* [REQUIREMENT]:
Retype the opening lines of the listing below, ending with the line that contains "y_tick_values = [20, 40, 60, 80, 100]", and leave out any pictures.

* [PROVIDED DATA]:
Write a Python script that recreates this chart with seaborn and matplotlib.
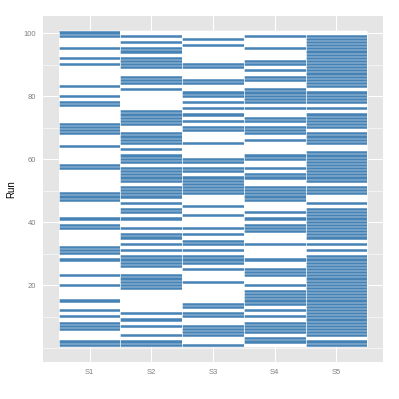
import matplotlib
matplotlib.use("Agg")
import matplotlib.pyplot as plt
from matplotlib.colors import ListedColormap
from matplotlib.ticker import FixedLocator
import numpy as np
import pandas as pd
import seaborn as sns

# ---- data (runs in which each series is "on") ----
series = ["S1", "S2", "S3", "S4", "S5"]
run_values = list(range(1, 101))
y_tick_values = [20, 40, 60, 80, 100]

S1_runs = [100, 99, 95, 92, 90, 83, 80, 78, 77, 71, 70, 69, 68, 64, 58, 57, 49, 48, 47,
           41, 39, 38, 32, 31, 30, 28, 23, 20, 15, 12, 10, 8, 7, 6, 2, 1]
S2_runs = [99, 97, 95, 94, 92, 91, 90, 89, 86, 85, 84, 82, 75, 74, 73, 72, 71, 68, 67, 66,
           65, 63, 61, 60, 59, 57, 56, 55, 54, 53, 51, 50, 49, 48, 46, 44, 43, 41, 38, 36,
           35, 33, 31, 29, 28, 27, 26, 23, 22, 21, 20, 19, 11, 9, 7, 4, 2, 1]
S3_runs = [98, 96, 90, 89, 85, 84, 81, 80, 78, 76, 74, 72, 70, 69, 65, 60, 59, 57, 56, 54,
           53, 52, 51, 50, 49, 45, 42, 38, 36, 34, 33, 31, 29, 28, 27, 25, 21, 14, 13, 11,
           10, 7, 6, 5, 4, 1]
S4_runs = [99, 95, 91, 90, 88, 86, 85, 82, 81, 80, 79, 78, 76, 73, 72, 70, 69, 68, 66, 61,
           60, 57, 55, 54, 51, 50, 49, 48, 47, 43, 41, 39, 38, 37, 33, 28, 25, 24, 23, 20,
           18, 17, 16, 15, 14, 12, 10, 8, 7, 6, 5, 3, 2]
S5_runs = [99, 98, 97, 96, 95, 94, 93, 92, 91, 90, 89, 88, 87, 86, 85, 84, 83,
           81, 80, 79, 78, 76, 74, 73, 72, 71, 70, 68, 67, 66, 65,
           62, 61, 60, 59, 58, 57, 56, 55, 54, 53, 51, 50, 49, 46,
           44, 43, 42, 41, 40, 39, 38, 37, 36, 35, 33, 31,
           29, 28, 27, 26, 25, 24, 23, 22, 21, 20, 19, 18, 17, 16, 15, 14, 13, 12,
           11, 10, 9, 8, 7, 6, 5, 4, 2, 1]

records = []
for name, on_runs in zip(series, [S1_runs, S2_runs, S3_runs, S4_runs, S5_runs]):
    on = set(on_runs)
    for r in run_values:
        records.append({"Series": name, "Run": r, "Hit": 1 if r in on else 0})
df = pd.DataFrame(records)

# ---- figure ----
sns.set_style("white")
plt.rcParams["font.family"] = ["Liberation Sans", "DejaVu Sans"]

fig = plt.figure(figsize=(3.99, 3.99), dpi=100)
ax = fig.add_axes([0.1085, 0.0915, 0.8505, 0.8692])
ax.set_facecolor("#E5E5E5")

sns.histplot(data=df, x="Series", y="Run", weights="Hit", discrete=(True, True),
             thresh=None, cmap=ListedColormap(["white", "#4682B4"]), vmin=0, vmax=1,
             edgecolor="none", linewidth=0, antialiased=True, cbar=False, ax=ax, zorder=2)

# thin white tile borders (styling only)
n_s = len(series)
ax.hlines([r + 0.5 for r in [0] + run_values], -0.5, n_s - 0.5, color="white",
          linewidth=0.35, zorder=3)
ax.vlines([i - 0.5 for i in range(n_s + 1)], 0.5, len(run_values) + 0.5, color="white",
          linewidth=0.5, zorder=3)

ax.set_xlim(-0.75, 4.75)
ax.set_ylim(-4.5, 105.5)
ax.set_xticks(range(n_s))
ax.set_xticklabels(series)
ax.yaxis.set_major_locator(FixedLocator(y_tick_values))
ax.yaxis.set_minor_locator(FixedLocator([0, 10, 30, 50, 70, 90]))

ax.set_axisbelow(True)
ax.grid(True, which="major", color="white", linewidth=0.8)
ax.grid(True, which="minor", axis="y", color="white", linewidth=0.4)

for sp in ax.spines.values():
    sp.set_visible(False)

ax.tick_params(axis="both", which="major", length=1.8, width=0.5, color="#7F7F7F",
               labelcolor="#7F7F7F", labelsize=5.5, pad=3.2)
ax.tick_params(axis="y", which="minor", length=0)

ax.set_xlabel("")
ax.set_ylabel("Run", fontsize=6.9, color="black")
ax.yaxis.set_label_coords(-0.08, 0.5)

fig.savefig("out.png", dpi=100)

* [FULL ANSWER]:
Write a Python script that recreates this chart with seaborn and matplotlib.
import matplotlib
matplotlib.use("Agg")
import matplotlib.pyplot as plt
from matplotlib.colors import ListedColormap
from matplotlib.ticker import FixedLocator
import numpy as np
import pandas as pd
import seaborn as sns

# ---- data (runs in which each series is "on") ----
series = ["S1", "S2", "S3", "S4", "S5"]
run_values = list(range(1, 101))
y_tick_values = [20, 40, 60, 80, 100]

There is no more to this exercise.